LISTED RECORDS:

>>>>>

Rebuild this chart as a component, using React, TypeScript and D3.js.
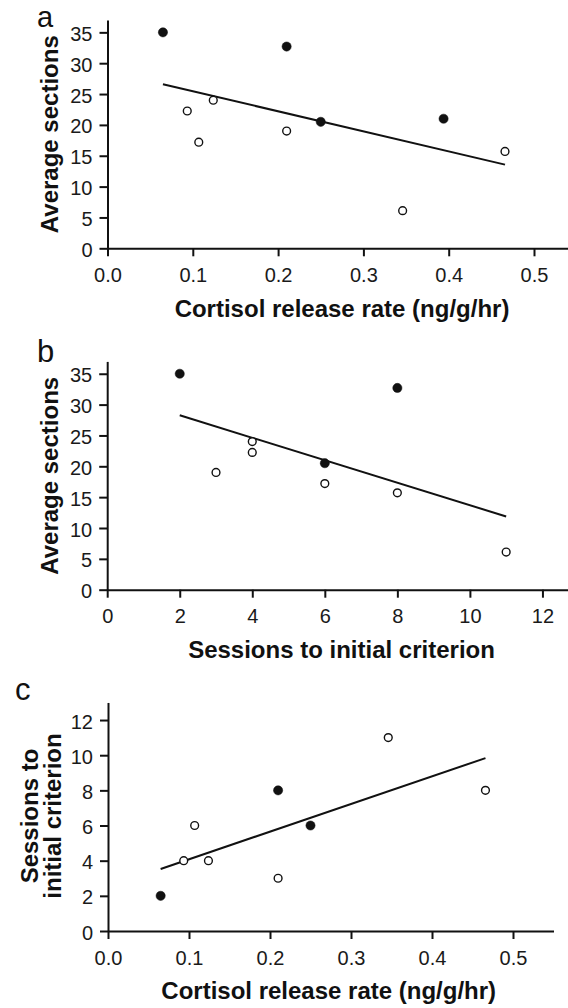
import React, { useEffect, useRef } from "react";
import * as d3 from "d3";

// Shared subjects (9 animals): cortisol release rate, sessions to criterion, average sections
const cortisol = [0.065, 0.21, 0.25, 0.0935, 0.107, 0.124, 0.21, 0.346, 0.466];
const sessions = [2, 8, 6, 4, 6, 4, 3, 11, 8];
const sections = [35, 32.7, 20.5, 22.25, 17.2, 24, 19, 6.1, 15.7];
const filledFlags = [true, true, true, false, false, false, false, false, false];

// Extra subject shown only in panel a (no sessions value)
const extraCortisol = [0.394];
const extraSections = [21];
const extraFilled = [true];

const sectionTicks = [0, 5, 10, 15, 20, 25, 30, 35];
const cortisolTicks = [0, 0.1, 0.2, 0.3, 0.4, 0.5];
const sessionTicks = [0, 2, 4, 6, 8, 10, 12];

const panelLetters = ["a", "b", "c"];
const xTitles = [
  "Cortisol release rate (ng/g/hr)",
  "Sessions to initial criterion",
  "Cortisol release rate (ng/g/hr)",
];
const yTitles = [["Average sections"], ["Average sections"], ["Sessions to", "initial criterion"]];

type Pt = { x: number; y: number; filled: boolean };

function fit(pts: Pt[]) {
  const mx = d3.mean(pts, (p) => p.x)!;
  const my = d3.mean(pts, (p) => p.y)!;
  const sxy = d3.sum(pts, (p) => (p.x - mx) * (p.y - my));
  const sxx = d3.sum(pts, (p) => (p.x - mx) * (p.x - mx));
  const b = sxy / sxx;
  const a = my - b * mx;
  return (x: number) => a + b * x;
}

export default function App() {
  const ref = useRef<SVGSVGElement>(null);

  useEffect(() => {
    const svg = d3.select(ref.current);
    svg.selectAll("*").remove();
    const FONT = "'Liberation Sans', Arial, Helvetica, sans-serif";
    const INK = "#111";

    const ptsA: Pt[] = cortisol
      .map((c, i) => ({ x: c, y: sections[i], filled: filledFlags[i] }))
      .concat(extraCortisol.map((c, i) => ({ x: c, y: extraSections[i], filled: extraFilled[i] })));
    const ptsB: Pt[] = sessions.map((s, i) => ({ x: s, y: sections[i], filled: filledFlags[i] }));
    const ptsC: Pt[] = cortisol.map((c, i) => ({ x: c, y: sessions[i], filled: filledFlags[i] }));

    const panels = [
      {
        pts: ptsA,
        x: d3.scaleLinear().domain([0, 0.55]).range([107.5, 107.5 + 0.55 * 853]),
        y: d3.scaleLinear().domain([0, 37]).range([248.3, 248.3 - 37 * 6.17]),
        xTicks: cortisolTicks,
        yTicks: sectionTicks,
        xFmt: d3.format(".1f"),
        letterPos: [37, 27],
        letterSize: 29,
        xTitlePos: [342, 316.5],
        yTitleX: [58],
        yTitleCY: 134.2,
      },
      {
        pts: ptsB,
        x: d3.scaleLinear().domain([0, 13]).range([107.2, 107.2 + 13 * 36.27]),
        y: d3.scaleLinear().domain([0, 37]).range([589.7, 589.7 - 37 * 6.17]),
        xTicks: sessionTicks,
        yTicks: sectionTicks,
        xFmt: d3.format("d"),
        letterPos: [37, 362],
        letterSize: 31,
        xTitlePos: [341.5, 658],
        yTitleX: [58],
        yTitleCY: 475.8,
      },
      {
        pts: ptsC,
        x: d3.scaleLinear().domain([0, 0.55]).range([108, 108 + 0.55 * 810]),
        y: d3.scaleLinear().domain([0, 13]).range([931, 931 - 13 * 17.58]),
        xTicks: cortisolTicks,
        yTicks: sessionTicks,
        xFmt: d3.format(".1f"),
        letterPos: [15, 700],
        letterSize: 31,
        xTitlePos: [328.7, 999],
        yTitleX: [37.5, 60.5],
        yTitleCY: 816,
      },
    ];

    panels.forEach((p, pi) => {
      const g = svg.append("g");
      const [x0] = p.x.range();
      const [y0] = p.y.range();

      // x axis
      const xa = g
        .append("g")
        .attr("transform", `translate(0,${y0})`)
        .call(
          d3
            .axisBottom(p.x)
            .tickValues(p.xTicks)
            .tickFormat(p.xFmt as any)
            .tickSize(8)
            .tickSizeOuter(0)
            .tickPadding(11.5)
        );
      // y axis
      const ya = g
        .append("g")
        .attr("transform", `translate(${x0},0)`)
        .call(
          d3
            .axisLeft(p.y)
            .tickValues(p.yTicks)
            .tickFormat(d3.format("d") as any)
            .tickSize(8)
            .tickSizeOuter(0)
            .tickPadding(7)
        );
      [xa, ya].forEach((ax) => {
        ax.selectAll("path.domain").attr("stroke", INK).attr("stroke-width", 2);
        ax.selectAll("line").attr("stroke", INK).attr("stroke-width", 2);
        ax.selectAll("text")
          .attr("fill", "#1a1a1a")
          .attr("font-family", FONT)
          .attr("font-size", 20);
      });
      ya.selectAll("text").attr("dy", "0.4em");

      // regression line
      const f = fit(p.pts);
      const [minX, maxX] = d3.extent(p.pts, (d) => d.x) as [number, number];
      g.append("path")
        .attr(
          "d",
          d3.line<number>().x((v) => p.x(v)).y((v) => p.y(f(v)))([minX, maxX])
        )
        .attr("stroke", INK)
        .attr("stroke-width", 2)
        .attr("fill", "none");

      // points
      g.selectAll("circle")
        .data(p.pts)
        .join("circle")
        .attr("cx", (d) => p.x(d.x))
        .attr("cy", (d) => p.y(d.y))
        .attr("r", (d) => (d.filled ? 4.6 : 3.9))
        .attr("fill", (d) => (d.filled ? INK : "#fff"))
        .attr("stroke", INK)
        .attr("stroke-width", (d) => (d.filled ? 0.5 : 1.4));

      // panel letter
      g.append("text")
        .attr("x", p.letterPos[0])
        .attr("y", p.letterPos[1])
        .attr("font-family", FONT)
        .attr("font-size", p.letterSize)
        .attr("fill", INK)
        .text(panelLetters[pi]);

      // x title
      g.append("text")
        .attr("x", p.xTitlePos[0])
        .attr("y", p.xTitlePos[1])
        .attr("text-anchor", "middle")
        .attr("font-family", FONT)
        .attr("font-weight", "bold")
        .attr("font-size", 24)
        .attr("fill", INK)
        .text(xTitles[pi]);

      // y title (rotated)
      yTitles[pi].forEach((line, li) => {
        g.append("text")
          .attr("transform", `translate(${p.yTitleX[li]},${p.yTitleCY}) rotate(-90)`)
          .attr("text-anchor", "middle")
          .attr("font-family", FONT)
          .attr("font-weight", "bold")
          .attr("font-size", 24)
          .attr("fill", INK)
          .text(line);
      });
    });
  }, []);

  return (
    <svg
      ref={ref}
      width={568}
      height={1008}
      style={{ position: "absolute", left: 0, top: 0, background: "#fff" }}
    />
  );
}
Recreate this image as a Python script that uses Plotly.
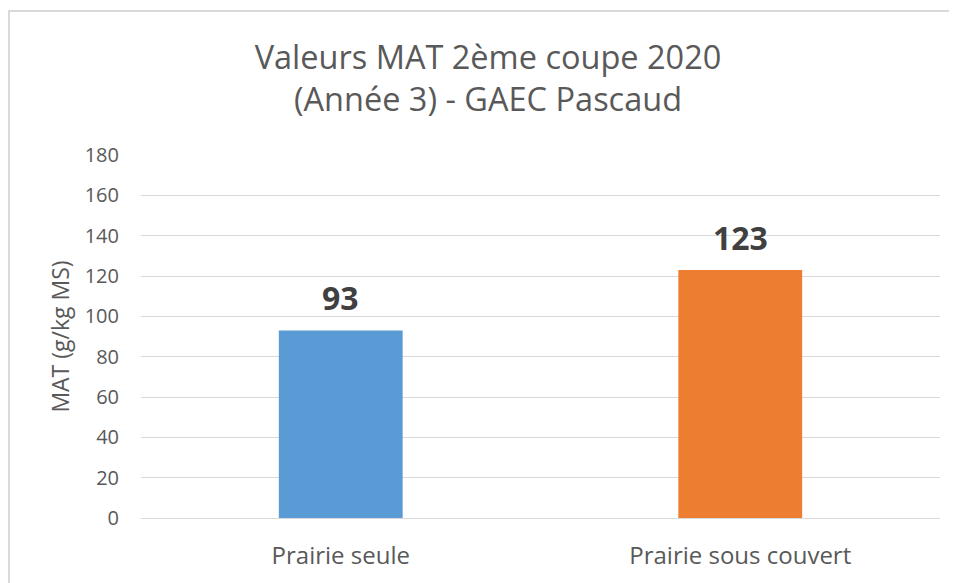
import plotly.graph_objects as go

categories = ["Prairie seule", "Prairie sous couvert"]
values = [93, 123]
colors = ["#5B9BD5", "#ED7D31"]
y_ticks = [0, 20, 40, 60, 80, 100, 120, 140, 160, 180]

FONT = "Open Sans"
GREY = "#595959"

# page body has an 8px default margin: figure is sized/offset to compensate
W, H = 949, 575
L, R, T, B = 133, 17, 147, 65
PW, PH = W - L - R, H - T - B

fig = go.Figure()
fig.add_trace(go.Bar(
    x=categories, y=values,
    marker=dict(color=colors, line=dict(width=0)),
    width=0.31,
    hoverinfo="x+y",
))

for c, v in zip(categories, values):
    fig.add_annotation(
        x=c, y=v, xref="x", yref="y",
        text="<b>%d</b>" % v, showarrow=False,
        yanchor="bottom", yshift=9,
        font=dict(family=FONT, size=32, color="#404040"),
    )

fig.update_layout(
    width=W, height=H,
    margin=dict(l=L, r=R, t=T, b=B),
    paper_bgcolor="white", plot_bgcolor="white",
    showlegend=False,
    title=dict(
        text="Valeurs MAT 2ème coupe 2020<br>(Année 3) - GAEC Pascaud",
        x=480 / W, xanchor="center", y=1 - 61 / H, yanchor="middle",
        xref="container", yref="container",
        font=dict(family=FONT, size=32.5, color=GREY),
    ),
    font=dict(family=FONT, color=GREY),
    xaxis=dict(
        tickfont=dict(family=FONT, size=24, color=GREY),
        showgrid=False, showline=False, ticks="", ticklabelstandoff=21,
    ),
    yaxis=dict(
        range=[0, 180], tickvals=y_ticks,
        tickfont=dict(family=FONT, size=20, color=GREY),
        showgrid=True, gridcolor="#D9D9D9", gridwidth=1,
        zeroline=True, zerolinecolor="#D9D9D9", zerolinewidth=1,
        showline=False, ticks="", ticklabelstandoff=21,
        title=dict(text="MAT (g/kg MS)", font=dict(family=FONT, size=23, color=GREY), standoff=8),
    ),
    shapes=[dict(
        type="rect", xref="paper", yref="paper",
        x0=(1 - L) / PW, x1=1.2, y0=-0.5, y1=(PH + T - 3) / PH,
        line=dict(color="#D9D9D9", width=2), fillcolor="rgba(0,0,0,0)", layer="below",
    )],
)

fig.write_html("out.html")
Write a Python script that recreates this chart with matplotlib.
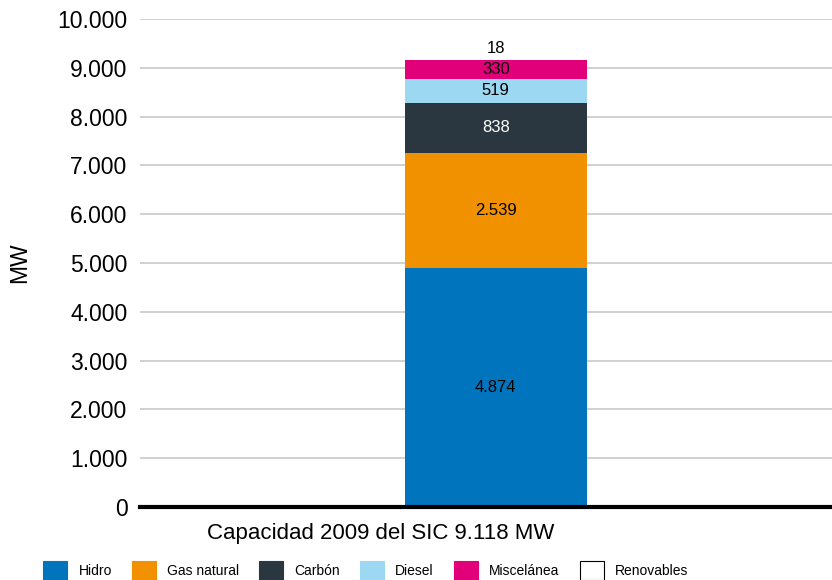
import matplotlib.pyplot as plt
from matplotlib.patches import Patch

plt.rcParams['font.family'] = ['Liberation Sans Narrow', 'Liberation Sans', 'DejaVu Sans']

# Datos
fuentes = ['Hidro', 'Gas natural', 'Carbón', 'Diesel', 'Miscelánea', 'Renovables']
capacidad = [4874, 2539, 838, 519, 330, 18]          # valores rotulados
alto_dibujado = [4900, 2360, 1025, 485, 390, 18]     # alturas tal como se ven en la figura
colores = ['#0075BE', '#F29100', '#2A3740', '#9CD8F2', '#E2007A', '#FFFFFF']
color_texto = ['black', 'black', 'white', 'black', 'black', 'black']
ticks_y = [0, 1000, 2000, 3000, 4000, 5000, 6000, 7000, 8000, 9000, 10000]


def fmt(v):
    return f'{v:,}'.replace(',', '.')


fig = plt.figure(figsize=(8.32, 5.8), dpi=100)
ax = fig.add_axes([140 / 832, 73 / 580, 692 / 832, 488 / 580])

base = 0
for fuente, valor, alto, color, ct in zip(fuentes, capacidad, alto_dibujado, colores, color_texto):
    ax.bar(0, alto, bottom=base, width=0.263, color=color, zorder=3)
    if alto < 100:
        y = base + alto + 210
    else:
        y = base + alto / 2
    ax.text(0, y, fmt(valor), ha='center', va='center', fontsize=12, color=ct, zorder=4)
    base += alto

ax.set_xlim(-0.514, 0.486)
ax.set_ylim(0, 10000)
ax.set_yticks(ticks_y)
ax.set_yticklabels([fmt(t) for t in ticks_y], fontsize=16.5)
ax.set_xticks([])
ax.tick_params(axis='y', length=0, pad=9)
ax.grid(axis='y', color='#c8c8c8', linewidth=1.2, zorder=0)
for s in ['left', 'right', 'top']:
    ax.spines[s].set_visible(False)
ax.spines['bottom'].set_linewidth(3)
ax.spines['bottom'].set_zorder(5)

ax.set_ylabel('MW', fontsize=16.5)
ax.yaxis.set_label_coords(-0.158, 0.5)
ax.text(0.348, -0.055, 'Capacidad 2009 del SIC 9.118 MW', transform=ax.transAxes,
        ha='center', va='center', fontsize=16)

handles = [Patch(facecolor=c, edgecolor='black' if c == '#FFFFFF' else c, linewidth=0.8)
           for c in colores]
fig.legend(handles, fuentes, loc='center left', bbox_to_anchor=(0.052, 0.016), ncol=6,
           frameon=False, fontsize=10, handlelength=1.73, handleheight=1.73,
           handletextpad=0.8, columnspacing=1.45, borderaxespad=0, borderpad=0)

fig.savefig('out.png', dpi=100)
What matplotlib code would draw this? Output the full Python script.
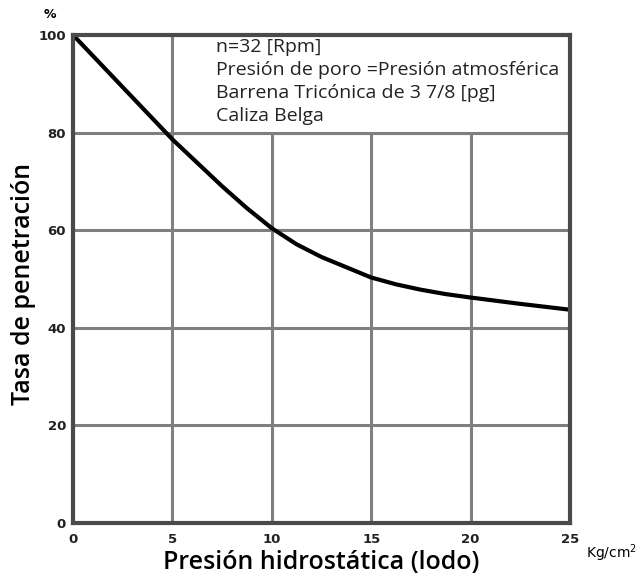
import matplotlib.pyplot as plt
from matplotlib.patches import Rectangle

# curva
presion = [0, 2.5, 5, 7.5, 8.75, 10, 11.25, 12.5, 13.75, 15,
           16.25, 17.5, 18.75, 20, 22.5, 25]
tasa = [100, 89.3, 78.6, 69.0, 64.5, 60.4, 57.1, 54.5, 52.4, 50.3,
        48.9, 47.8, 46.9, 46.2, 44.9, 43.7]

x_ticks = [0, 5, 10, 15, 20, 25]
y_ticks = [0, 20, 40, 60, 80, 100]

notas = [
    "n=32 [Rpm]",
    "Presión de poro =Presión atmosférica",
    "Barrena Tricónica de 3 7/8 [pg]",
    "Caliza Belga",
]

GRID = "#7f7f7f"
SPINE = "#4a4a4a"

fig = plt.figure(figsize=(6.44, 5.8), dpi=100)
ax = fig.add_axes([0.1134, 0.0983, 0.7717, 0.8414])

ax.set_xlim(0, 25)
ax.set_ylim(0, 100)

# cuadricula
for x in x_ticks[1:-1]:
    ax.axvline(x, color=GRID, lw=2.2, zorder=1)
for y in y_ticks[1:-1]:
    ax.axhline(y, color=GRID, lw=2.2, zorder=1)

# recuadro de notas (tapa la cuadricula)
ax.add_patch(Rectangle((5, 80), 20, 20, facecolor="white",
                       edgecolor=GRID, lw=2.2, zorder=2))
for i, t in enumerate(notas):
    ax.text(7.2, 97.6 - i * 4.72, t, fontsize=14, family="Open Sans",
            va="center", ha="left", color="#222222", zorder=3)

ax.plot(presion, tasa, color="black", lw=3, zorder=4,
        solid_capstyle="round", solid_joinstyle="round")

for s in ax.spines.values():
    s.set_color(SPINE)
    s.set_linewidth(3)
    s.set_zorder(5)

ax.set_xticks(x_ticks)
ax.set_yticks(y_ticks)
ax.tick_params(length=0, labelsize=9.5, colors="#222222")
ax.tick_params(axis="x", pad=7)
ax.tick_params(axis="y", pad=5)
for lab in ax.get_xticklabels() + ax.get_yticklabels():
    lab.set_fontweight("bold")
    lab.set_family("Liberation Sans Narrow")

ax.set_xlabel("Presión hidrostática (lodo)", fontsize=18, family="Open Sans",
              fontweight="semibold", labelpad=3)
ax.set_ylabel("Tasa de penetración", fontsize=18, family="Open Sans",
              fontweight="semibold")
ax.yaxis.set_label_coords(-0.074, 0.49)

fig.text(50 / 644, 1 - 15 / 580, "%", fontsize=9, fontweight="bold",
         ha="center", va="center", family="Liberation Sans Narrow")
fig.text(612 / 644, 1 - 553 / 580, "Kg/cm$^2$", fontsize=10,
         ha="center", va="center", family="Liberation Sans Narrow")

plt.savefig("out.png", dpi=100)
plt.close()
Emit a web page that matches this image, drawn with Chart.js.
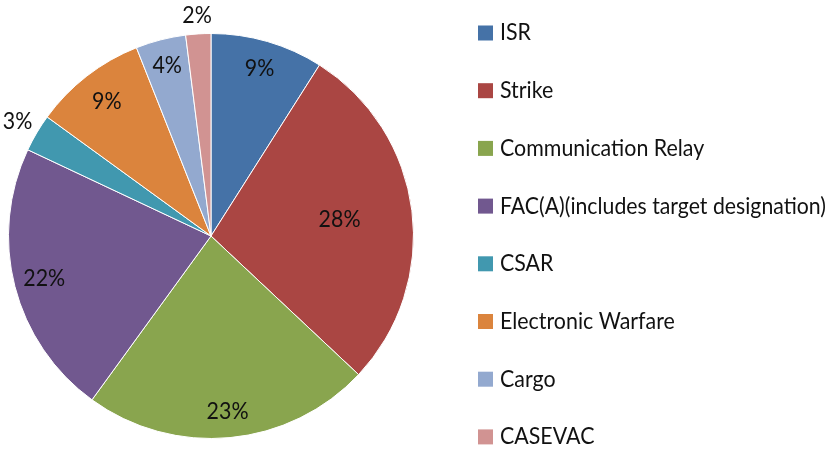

<<<<<

YOUR INSTRUCTIONS: Restate the material word for word from its first line through the line containing "import * as", both included; the pictures do not belong in it.

RESULT FOR THIS EXERCISE:
Rebuild this chart as a component, using React, TypeScript and D3.js.
import React, { useEffect, useRef } from "react";
import * as d3 from "d3";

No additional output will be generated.